Information provided |

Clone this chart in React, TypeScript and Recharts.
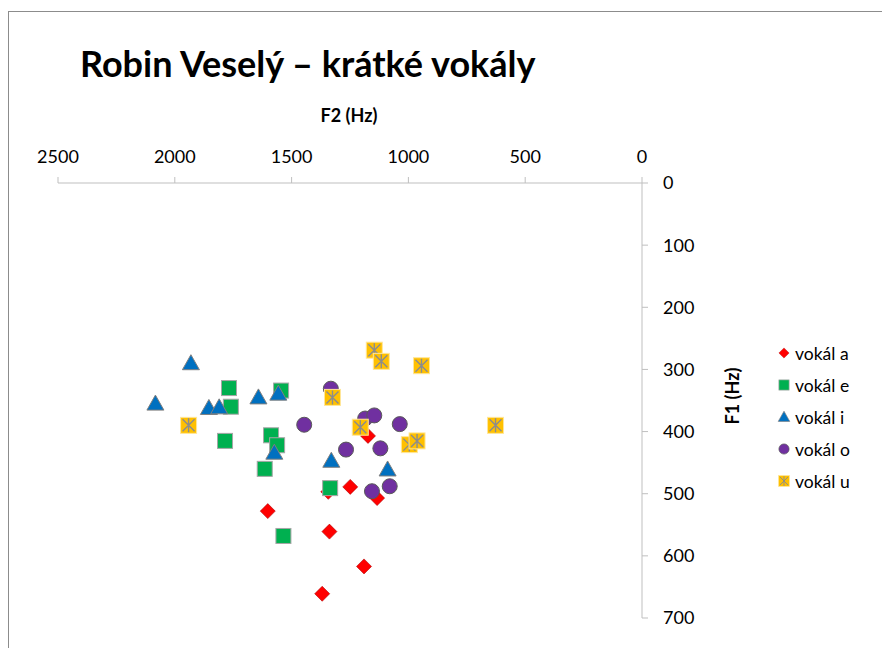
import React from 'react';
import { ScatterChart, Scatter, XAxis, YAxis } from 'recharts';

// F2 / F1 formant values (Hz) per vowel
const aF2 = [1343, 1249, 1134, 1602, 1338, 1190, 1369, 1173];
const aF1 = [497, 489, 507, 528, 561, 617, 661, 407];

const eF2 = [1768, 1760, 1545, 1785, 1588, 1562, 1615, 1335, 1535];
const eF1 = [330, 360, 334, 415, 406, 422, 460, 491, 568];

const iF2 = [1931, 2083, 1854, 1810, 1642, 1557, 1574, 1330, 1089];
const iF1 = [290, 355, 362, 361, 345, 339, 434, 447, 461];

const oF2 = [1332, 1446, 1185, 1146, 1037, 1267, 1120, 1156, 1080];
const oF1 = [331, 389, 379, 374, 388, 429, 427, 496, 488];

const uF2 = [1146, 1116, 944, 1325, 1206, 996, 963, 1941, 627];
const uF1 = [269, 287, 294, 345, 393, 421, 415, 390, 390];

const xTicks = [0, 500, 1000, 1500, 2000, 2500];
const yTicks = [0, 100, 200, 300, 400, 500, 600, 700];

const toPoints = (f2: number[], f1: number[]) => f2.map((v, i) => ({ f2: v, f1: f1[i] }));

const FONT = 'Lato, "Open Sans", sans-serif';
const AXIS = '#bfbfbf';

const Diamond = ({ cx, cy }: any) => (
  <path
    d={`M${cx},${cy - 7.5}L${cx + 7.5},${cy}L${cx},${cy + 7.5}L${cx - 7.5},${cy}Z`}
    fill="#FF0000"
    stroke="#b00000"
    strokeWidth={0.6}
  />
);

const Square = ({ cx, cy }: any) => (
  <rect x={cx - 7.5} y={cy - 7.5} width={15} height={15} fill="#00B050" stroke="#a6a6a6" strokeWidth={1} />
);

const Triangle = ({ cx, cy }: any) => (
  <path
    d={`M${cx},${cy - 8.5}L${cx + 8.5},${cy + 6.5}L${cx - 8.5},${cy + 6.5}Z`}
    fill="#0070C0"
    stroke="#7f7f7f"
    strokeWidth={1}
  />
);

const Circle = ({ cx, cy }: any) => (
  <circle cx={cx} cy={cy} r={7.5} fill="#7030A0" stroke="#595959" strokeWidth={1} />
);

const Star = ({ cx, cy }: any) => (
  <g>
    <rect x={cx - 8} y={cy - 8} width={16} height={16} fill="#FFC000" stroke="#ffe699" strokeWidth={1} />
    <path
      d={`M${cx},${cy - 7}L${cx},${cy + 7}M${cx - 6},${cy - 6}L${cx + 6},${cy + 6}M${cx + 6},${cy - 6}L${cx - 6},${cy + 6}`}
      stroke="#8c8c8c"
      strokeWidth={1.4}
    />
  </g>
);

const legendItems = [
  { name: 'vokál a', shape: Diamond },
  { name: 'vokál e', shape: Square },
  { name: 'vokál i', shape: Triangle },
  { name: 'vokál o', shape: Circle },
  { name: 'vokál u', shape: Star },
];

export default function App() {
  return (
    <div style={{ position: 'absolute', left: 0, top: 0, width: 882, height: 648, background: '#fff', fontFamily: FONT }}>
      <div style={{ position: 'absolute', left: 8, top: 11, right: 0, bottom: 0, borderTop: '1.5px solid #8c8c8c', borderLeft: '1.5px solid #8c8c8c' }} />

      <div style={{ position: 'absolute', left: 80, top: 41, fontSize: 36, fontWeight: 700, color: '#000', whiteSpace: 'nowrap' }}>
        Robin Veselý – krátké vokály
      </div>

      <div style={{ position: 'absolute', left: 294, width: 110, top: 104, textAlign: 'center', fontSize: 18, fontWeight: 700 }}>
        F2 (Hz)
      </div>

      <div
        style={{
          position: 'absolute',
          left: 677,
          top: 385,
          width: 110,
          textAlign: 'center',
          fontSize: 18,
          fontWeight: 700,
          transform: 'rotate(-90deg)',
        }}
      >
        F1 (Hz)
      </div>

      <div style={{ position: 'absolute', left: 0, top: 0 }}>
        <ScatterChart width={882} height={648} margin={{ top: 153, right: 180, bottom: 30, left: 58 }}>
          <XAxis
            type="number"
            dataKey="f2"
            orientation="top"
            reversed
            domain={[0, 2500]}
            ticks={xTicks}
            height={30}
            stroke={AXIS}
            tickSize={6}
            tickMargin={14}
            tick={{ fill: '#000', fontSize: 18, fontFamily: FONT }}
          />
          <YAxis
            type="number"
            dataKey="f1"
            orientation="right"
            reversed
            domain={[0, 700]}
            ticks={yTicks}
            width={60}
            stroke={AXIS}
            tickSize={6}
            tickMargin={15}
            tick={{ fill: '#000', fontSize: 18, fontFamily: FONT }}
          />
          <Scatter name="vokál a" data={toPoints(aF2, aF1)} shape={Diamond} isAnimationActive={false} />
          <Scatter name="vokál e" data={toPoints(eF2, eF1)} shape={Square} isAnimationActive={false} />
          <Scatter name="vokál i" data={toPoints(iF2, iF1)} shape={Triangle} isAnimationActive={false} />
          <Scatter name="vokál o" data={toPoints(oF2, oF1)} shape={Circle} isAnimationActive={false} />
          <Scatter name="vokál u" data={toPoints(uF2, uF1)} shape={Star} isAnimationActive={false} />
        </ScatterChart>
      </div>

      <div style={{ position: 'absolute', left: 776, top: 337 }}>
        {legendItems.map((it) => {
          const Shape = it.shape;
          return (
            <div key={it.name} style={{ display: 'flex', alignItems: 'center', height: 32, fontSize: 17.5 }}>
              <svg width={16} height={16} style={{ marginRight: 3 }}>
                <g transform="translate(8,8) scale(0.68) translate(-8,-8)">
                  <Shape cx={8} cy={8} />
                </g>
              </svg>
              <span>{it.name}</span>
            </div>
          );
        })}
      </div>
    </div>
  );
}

Stated problem |
Look through the data and show every line containing "React".

Response to the exercise |
Clone this chart in React, TypeScript and Recharts.
import React from 'react';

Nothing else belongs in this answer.